What Makes a Website Actually Work

A site isn't a gallery of pretty screens. It's a machine for getting one person to do one thing — and most of them quietly fail at it.

We've inherited a lot of websites that looked impressive in a portfolio and failed in the wild. Big hero images, clever animations, a navigation that reveals itself on hover — and a bounce rate that told the real story. The hard truth is that a website's job is not to be admired. Its job is to get a specific person to do a specific thing: book the table, send the enquiry, read the article, buy the product. Everything else is in service of that, or it's in the way.

So when we start a site, we don't start with a mood board. We start with a question: what is the one thing a visitor most needs to do here, and what is stopping them? Almost every decision after that — layout, copy, speed, structure — is just removing things that stand between the person and the action.

Clarity beats cleverness, every time

A visitor lands on your homepage and gives it a few seconds to answer three questions: what is this, is it for me, and what do I do next. If the page makes them work to answer any of those, they leave — not angrily, just quietly, the way you close a tab. The most common failure we see isn't ugliness. It's vagueness.
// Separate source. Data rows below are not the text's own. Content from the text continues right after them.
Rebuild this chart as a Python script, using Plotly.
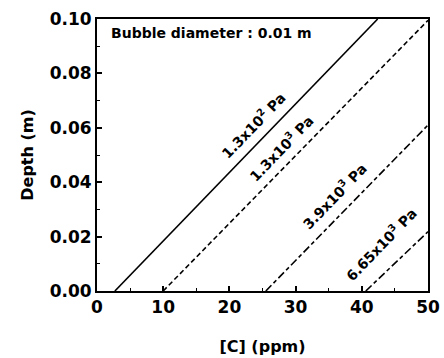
import plotly.graph_objects as go

# Data
conc_start = [2.7, 10.0, 25.5, 40.6]      # [C] (ppm) where depth = 0
depth_start = [0.0, 0.0, 0.0, 0.0]
conc_end = [42.4, 50.0, 50.0, 50.0]       # [C] at the end of each line
depth_end = [0.1, 0.0995, 0.061, 0.0218]  # depth (m) at the end of each line
pressure_labels = ["1.3x10<sup>2</sup> Pa", "1.3x10<sup>3</sup> Pa",
                   "3.9x10<sup>3</sup> Pa", "6.65x10<sup>3</sup> Pa"]
label_conc = [23.6, 27.8, 35.8, 42.9]
label_depth = [0.061, 0.0525, 0.035, 0.0172]
x_ticks = [0, 10, 20, 30, 40, 50]
y_ticks = [0.00, 0.02, 0.04, 0.06, 0.08, 0.10]

dash_styles = ["solid", "5px,3px", "8px,3px,4px,3px", "8px,3px,4px,3px"]

FONT = "DejaVu Sans"

fig = go.Figure()
for i in range(len(conc_start)):
    fig.add_trace(go.Scatter(
        x=[conc_start[i], conc_end[i]],
        y=[depth_start[i], depth_end[i]],
        mode="lines",
        line=dict(color="black", width=1.6, dash=dash_styles[i]),
        showlegend=False,
        hoverinfo="skip",
    ))
    fig.add_annotation(
        x=label_conc[i], y=label_depth[i],
        text="<b>" + pressure_labels[i] + "</b>",
        showarrow=False, textangle=-46,
        font=dict(family=FONT, size=14, color="black"),
    )

fig.add_annotation(
    x=0.035, y=0.985, xref="paper", yref="paper",
    xanchor="left", yanchor="top",
    text="<b>Bubble diameter : 0.01 m</b>",
    showarrow=False,
    font=dict(family=FONT, size=14, color="black"),
)

fig.update_layout(
    width=444, height=358,
    margin=dict(l=97, r=16, t=19, b=67, autoexpand=False),
    paper_bgcolor="white", plot_bgcolor="white",
    font=dict(family=FONT, color="black"),
)
fig.update_xaxes(
    range=[0, 50], tickvals=x_ticks, ticktext=[str(v) for v in x_ticks],
    ticks="inside", ticklen=5, tickwidth=1.5, tickcolor="black",
    minor=dict(dtick=5, ticks="inside", ticklen=3, tickcolor="black", tickwidth=1.2),
    showline=True, linecolor="black", linewidth=2, mirror=True,
    showgrid=False, zeroline=False, automargin=False,
    tickfont=dict(family=FONT, size=17, color="black", weight="bold"),
    title=dict(text="<b>[C] (ppm)</b>", font=dict(family=FONT, size=16, color="black"), standoff=24),
)
fig.update_yaxes(
    range=[0, 0.1], tickvals=y_ticks, ticktext=["%.2f" % v for v in y_ticks],
    ticks="inside", ticklen=5, tickwidth=1.5, tickcolor="black",
    minor=dict(dtick=0.01, ticks="inside", ticklen=3, tickcolor="black", tickwidth=1.2),
    showline=True, linecolor="black", linewidth=2, mirror=True,
    showgrid=False, zeroline=False, automargin=False,
    tickfont=dict(family=FONT, size=17, color="black", weight="bold"),
    title=dict(text="<b>Depth (m)</b>", font=dict(family=FONT, size=16, color="black"), standoff=12),
)

fig.write_html("out.html")
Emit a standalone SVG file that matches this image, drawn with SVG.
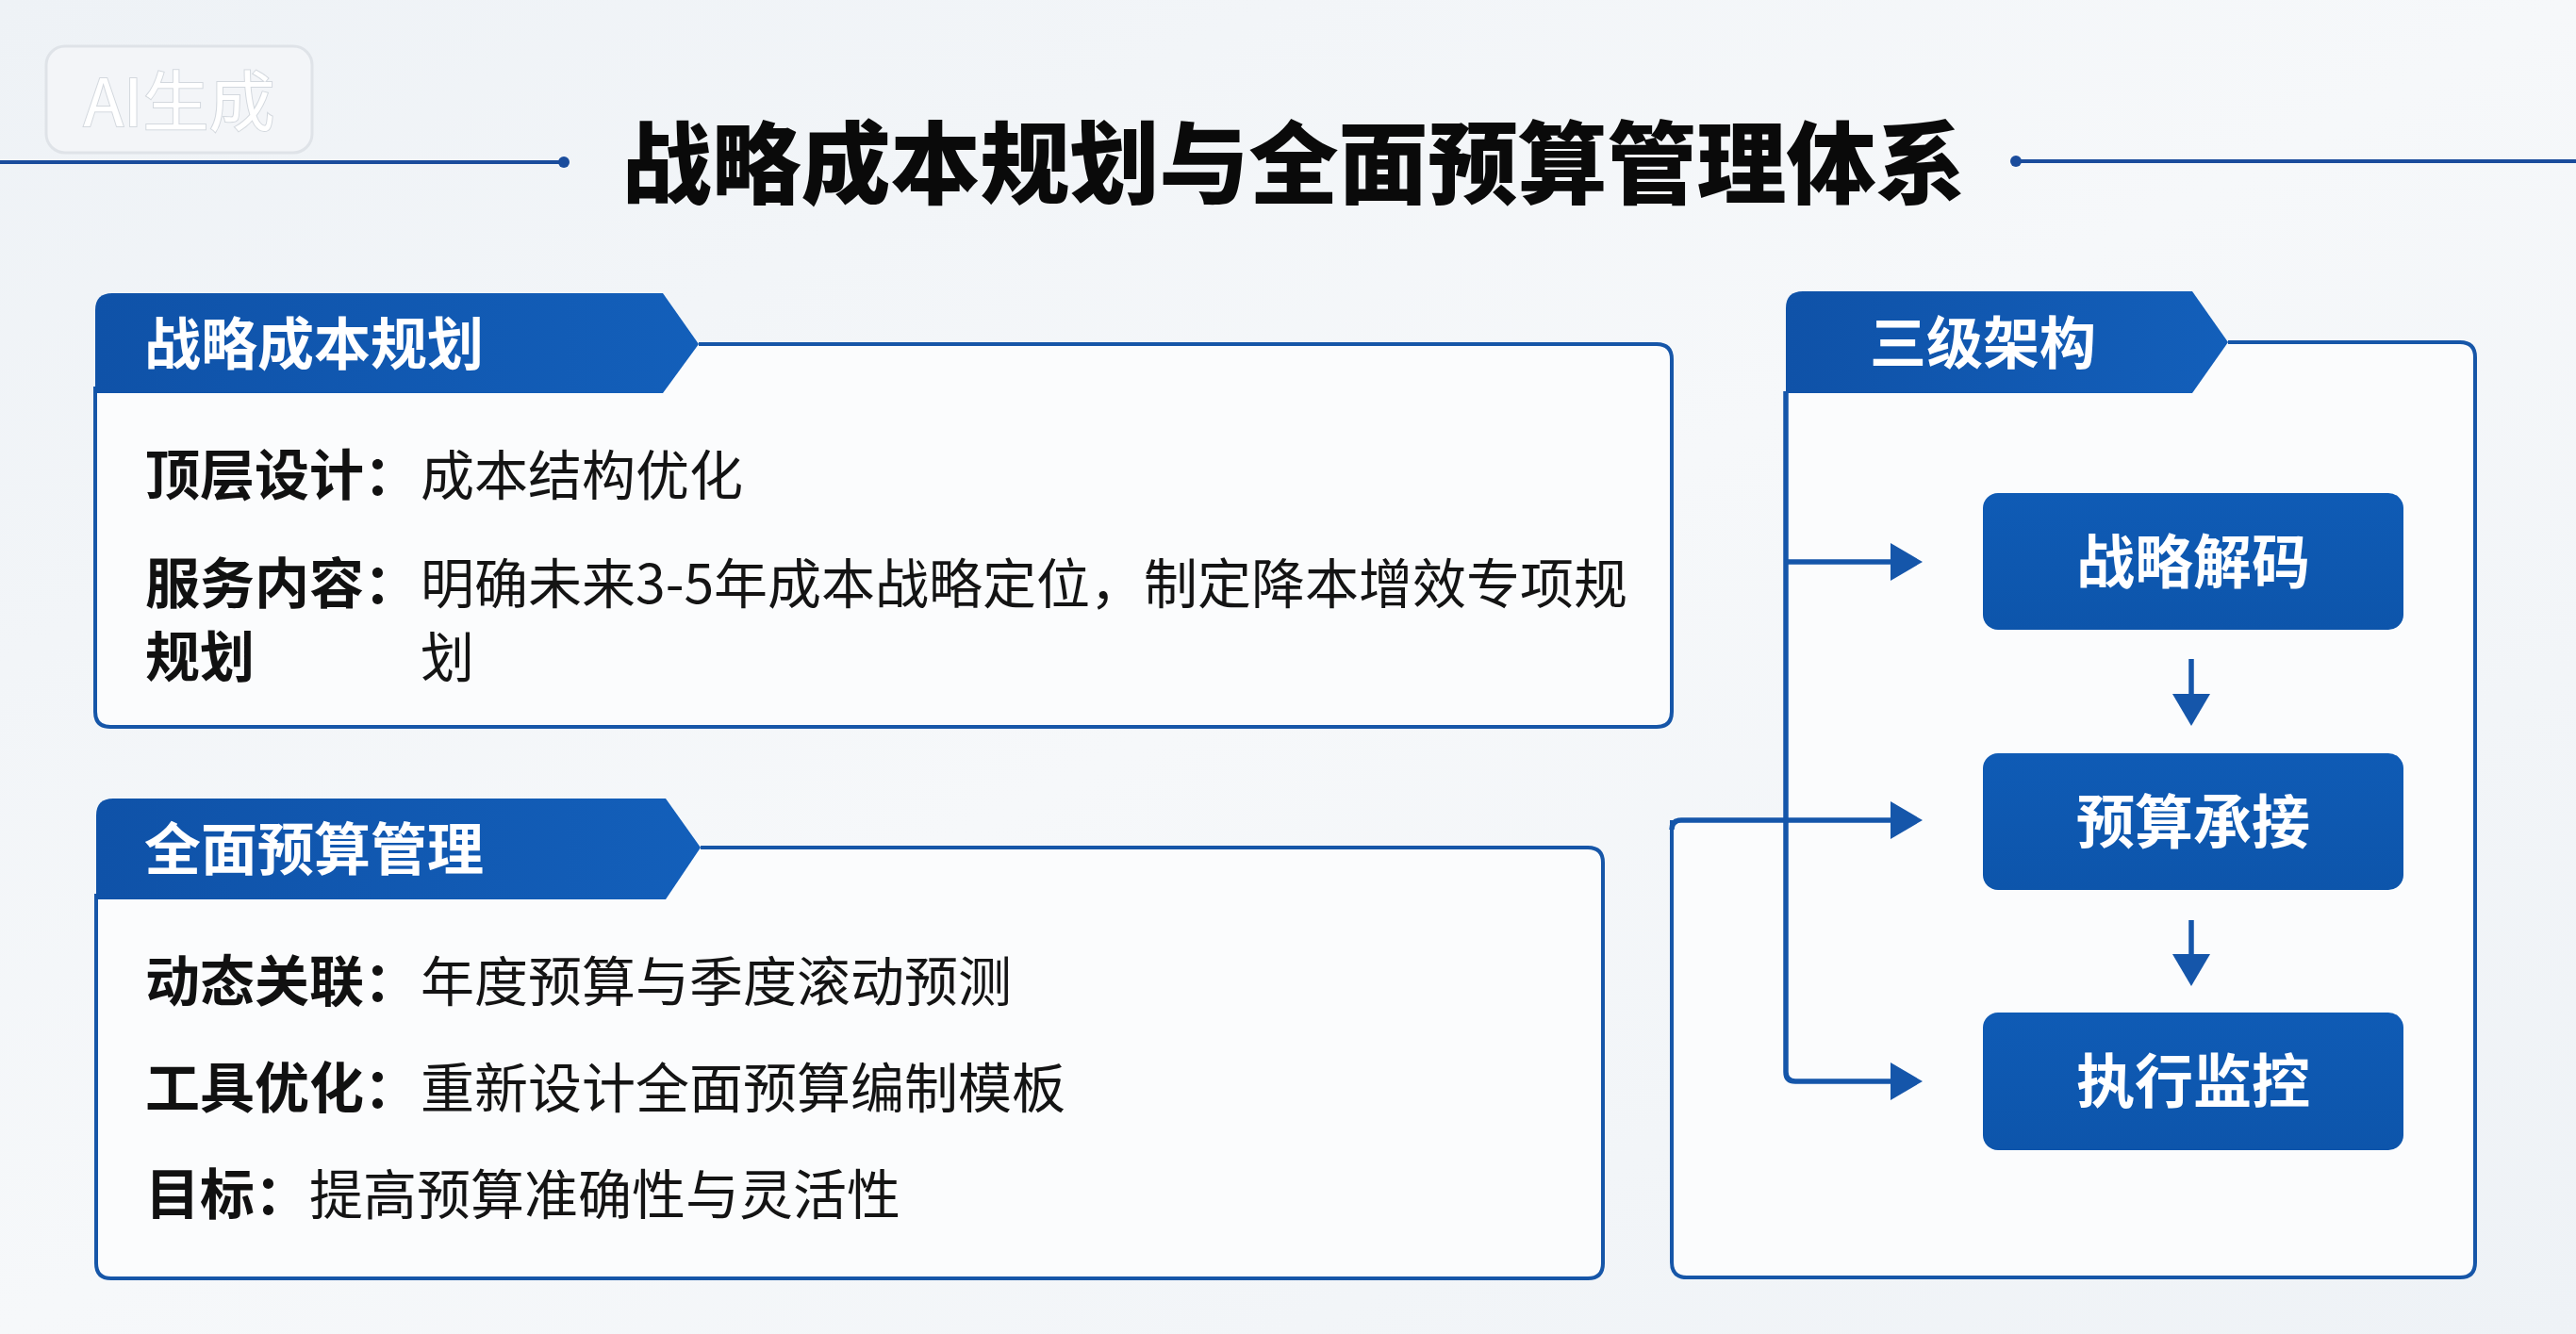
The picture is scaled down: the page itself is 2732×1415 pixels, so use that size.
<svg xmlns="http://www.w3.org/2000/svg" width="2732" height="1415" viewBox="0 0 2732 1415">
<defs>
<linearGradient id="bg" x1="0" y1="0" x2="1" y2="1">
<stop offset="0" stop-color="#eef2f6"/>
<stop offset="0.5" stop-color="#f6f8fa"/>
<stop offset="1" stop-color="#eef2f6"/>
</linearGradient>
<linearGradient id="tabg" x1="0" y1="0" x2="1" y2="0">
<stop offset="0" stop-color="#0f52a8"/>
<stop offset="1" stop-color="#135fba"/>
</linearGradient>
<linearGradient id="nodeg" x1="0" y1="0" x2="0" y2="1">
<stop offset="0" stop-color="#0f5bb5"/>
<stop offset="1" stop-color="#0d55ab"/>
</linearGradient>
<marker id="ah" markerUnits="userSpaceOnUse" markerWidth="40" markerHeight="42" viewBox="0 0 34 42" refX="24" refY="21" orient="auto">
<path d="M0,1 L34,21 L0,41 Z" fill="#1556aa"/>
</marker>
<style>
.cjk{font-family:"Noto Sans CJK SC","Noto Sans",sans-serif}
.title{font-size:95px;font-weight:900;fill:#0a0a0a}
.tabt{font-size:60px;font-weight:700;fill:#ffffff}
.lab{font-size:58px;font-weight:700;fill:#111111}
.txt{font-size:57px;font-weight:400;fill:#141414}
.node{font-size:62px;font-weight:700;fill:#ffffff}
.tab{fill:url(#tabg)}
.box{fill:none;stroke:#1656a8;stroke-width:4;stroke-linejoin:round}
.boxfill{fill:#fbfcfd}
.conn{fill:none;stroke:#1556aa;stroke-width:5.5;stroke-linejoin:round}
.nrect{fill:url(#nodeg)}
</style>
</defs>
<rect x="0" y="0" width="2732" height="1415" fill="url(#bg)"/>

<g id="watermark">
<rect x="49" y="49" width="282" height="113" rx="20" fill="#f3f5f8" stroke="#dfe3e8" stroke-width="3"/>
<text x="190" y="134" text-anchor="middle" class="cjk" font-size="70" fill="#ffffff" stroke="#d3d8de" stroke-width="2" paint-order="stroke">AI生成</text>
</g>

<g id="title">
<line x1="0" y1="172" x2="598" y2="172" stroke="#1a4c9c" stroke-width="4"/>
<circle cx="598" cy="172" r="6" fill="#1a4c9c"/>
<line x1="2138" y1="171" x2="2732" y2="171" stroke="#1a4c9c" stroke-width="4"/>
<circle cx="2138" cy="171" r="6" fill="#1a4c9c"/>
<text x="1372" y="209" text-anchor="middle" class="cjk title">战略成本规划与全面预算管理体系</text>
</g>

<g id="panel-strategic-cost">
<path class="boxfill" d="M101,331 Q101,311 121,311 L703,311 L741,365 L1757,365 Q1773,365 1773,381 L1773,755 Q1773,771 1757,771 L117,771 Q101,771 101,755 Z"/>
<path class="box" d="M741,365 L1757,365 Q1773,365 1773,381 L1773,755 Q1773,771 1757,771 L117,771 Q101,771 101,755 L101,410"/>
<path class="tab" d="M101,329 Q101,311 119,311 L703,311 L741,365 L703,417 L101,417 Z"/>
<text x="153" y="387" class="cjk tabt">战略成本规划</text>
<text x="154" y="525" class="cjk lab">顶层设计：</text>
<text x="446" y="525" class="cjk txt">成本结构优化</text>
<text x="154" y="640" class="cjk lab">服务内容：</text>
<text x="446" y="640" class="cjk txt">明确未来3-5年成本战略定位，制定降本增效专项规</text>
<text x="154" y="718" class="cjk lab">规划</text>
<text x="446" y="718" class="cjk txt">划</text>
</g>

<g id="panel-budget">
<path class="boxfill" d="M102,865 Q102,847 120,847 L706,847 L743,899 L1684,899 Q1700,899 1700,915 L1700,1340 Q1700,1356 1684,1356 L118,1356 Q102,1356 102,1340 Z"/>
<path class="box" d="M743,899 L1684,899 Q1700,899 1700,915 L1700,1340 Q1700,1356 1684,1356 L118,1356 Q102,1356 102,1340 L102,948"/>
<path class="tab" d="M102,865 Q102,847 120,847 L706,847 L743,899 L706,954 L102,954 Z"/>
<text x="153" y="923" class="cjk tabt">全面预算管理</text>
<text x="154" y="1062" class="cjk lab">动态关联：</text>
<text x="446" y="1062" class="cjk txt">年度预算与季度滚动预测</text>
<text x="154" y="1175" class="cjk lab">工具优化：</text>
<text x="446" y="1175" class="cjk txt">重新设计全面预算编制模板</text>
<text x="154" y="1288" class="cjk lab">目标：</text>
<text x="328" y="1288" class="cjk txt">提高预算准确性与灵活性</text>
</g>

<g id="panel-three-level">
<path class="boxfill" d="M1894,363 L2609,363 Q2625,363 2625,379 L2625,1339 Q2625,1355 2609,1355 L1789,1355 Q1773,1355 1773,1339 L1773,870 L1894,870 Z"/>
<path class="box" d="M2363,363 L2609,363 Q2625,363 2625,379 L2625,1339 Q2625,1355 2609,1355 L1789,1355 Q1773,1355 1773,1339 L1773,870"/>
<path class="tab" d="M1894,327 Q1894,309 1912,309 L2325,309 L2363,363 L2325,417 L1894,417 Z"/>
<text x="1983" y="386" class="cjk tabt">三级架构</text>
</g>

<g id="node-decode">
<rect class="nrect" x="2103" y="523" width="446" height="145" rx="16"/>
<text x="2326" y="619" text-anchor="middle" class="cjk node">战略解码</text>
</g>
<g id="node-budget">
<rect class="nrect" x="2103" y="799" width="446" height="145" rx="16"/>
<text x="2326" y="895" text-anchor="middle" class="cjk node">预算承接</text>
</g>
<g id="node-monitor">
<rect class="nrect" x="2103" y="1074" width="446" height="146" rx="16"/>
<text x="2326" y="1170" text-anchor="middle" class="cjk node">执行监控</text>
</g>

<g id="connectors">
<path class="conn" d="M1894,415 L1894,1137 Q1894,1147 1904,1147 L2029,1147" marker-end="url(#ah)"/>
<path class="conn" d="M1894,596 L2029,596" marker-end="url(#ah)"/>
<path class="conn" d="M1773,880 Q1773,870 1783,870 L2029,870" marker-end="url(#ah)"/>
<path class="conn" d="M2324,699 L2324,760" marker-end="url(#ah)"/>
<path class="conn" d="M2324,976 L2324,1036" marker-end="url(#ah)"/>
</g>
</svg>
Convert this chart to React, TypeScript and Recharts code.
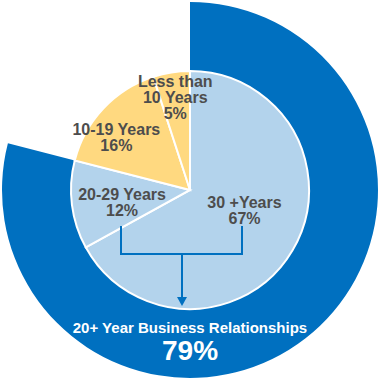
import { PieChart, Pie, Cell } from "recharts";

const ringNames = ["20+ Year Business Relationships", "Other"];
const ringValues = [79, 21];

const ageNames = ["30 +Years", "20-29 Years", "10-19 Years", "Less than\n10 Years"];
const ageValues = [67, 12, 16, 5];
const ageColors = ["#B3D3EC", "#B3D3EC", "#FFD980", "#FFD980"];

// label placement in polar coords (radius, degrees clockwise from 12 o'clock)
const labelRadius = [58, 69, 91, 94];
const labelAngle = [110, 260, 306, 351];

const ringData = ringNames.map((name, i) => ({ name, value: ringValues[i] }));
const ageData = ageNames.map((name, i) => ({ name, value: ageValues[i] }));

const CX = 190;
const CY = 190;
const RAD = Math.PI / 180;
const BLUE = "#0070C0";
const FONT = "'Liberation Sans', Arial, sans-serif";

function AgeLabel(props: any) {
  const { index } = props;
  const r = labelRadius[index];
  const a = labelAngle[index] * RAD;
  const x = CX + r * Math.sin(a);
  const y = CY - r * Math.cos(a);
  const lines = [...ageNames[index].split("\n"), `${ageValues[index]}%`];
  const top = y - ((lines.length - 1) * 16) / 2;
  return (
    <text
      x={x}
      y={top}
      textAnchor="middle"
      dominantBaseline="central"
      fill="#4D4D4D"
      fontSize={16}
      fontWeight="bold"
      fontFamily={FONT}
    >
      {lines.map((l, i) => (
        <tspan key={i} x={x} dy={i === 0 ? 0 : 16}>
          {l}
        </tspan>
      ))}
    </text>
  );
}

// bracket joining the two 20+ slices, pointing at the ring caption
function Annotation() {
  const l = 121;
  const r = 242;
  const mid = 182;
  const y0 = 226;
  const y1 = 254;
  const tip = 306;
  return (
    <svg
      width={380}
      height={380}
      style={{ position: "absolute", left: 0, top: 0, pointerEvents: "none" }}
    >
      <path
        d={`M${l},${y0} V${y1} H${r} V${y0} M${mid},${y1} V${tip - 8}`}
        stroke={BLUE}
        strokeWidth={2}
        fill="none"
      />
      <path d={`M${mid - 5},${tip - 9} L${mid + 5},${tip - 9} L${mid},${tip} Z`} fill={BLUE} />
      <text
        x={CX}
        y={327}
        textAnchor="middle"
        dominantBaseline="central"
        fill="#fff"
        fontSize={15}
        fontWeight="bold"
        fontFamily={FONT}
      >
        {ringNames[0]}
      </text>
      <text
        x={CX}
        y={350}
        textAnchor="middle"
        dominantBaseline="central"
        fill="#fff"
        fontSize={28}
        fontWeight="bold"
        fontFamily={FONT}
      >
        {ringValues[0]}%
      </text>
    </svg>
  );
}

export default function App() {
  return (
    <div style={{ position: "absolute", left: 0, top: 0, width: 380, height: 380, background: "#fff" }}>
      <PieChart width={380} height={380} margin={{ top: 0, right: 0, bottom: 0, left: 0 }}>
        <Pie
          data={ringData}
          dataKey="value"
          cx={CX}
          cy={CY}
          innerRadius={117}
          outerRadius={188}
          startAngle={90}
          endAngle={-270}
          stroke="none"
          isAnimationActive={false}
        >
          <Cell fill={BLUE} />
          <Cell fill="transparent" />
        </Pie>
        <Pie
          data={ageData}
          dataKey="value"
          cx={CX}
          cy={CY}
          innerRadius={0}
          outerRadius={119}
          startAngle={90}
          endAngle={-270}
          stroke="#fff"
          strokeWidth={2}
          label={AgeLabel}
          labelLine={false}
          isAnimationActive={false}
        >
          {ageData.map((d, i) => (
            <Cell key={d.name} fill={ageColors[i]} />
          ))}
        </Pie>
      </PieChart>
      <Annotation />
    </div>
  );
}
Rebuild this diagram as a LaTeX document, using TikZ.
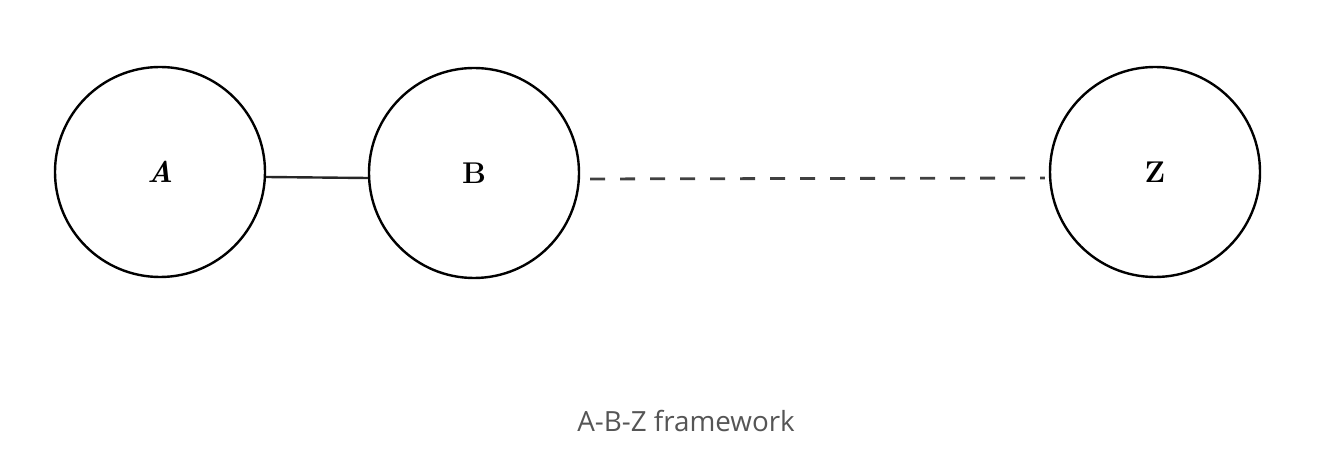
\documentclass[tikz,border=0pt]{standalone}
\usepackage{fontspec}
\newfontfamily\captionfont{Open Sans}
\definecolor{captiongray}{HTML}{555555}

\tikzset{
  frame/.style={circle,draw,line width=1.2pt,minimum size=105pt,inner sep=0pt,font=\fontsize{15}{17}\selectfont\bfseries},
  link/.style={line width=1.2pt,draw=black!85},
  weaklink/.style={line width=1.4pt,draw=black!75,dash pattern=on 7.5pt off 7.5pt,shorten <=5pt,shorten >=2pt}
}

\begin{document}
\begin{tikzpicture}[x=0.5pt,y=-0.5pt]
        % Fix page to the reference size
        \useasboundingbox (0,0) rectangle (1322,464);

        % Draw the three circles
        \node[frame] (A) at (160,172) {\itshape A};
        \node[frame] (B) at (474,173) {B};
        \node[frame] (Z) at (1155,172) {Z};

        % Solid link between A and B
        \draw[link] ([yshift=-2.5pt]A.east) -- ([yshift=-2.5pt]B.west);

        % Dashed link from B to Z
        \draw[weaklink] ([yshift=-3pt]B.east) -- ([yshift=-3pt]Z.west);

        % Caption below
        \node[font=\captionfont\fontsize{13.9}{16}\selectfont,text=captiongray] (caption) at (686,421) {A-B-Z framework};
    \end{tikzpicture}
\end{document}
A headline that could belong to any company in any industry. A hero that's all atmosphere and no information. Cleverness that delays the answer instead of delivering it.

Plain and clear outperforms clever and vague almost every time. "Hand-built furniture from a workshop in Cavite" beats "Crafting tomorrow's heirlooms." The first tells you what you'll get; the second makes you guess. We'd rather a site be instantly understood than briefly admired.

Speed is a feature, not a setting

People forgive a plain site that loads instantly long before they forgive a beautiful one that makes them wait. Every second of load time sheds visitors, and the ones on a phone over patchy mobile data — which is most of them — feel it hardest. A slow site reads as a careless business before a single word is read. So performance isn't something we bolt on at the end; it's a constraint we design inside from the start: images sized properly, scripts kept lean, nothing loading that the page doesn't actually need.

This is where restraint and performance turn out to be the same discipline. The heavy slider, the autoplay video, the third animation library — each one is a tax on the very people you're trying to convert. Cutting them usually makes the site both faster and clearer at once.

Nobody has ever left a website because it loaded too fast or because they understood it too quickly. The failures are always on the other side.

Structure is the invisible design

Good navigation is something you never notice, because you never get lost. That ease is the product of structure decided long before any visual design — how pages relate, what belongs together, what the shortest honest path is from landing to action. We map that path first. If booking a service takes four clicks through a clever mega-menu when it could take one clear button, the cleverness loses. Hierarchy on the page should mirror the hierarchy of what the visitor needs, with the most important action the most visible thing.

This is also where mobile decides everything. Most visitors arrive on a phone, thumb already scrolling, so the small screen is the real design — not a shrunk-down version of the desktop we'd rather show off. If the path to the action isn't obvious one-handed on a phone in bright sunlight, the site doesn't work, however good it looks on a studio monitor.

Trust is built in small signals

A visitor who doesn't trust a site won't act on it, and trust is assembled from small things. Real photography instead of obvious stock. Copy that sounds like a person, not a press release. A contact method that plainly exists. Consistent type and spacing that signal someone cared. None of these are dramatic, but their absence is felt — a site that looks thrown together makes people assume the business is too. Credibility is the quiet precondition for every conversion, and it's mostly built from details nobody consciously notices.

Put it together and a website that works is rarely the flashiest one in the category. It's the one that knows its single job, says clearly what it is, loads before you lose patience, points you to the next step without making you hunt, and feels trustworthy enough to act on. Design all of that well and it can look beautiful too — but in that order, not the reverse.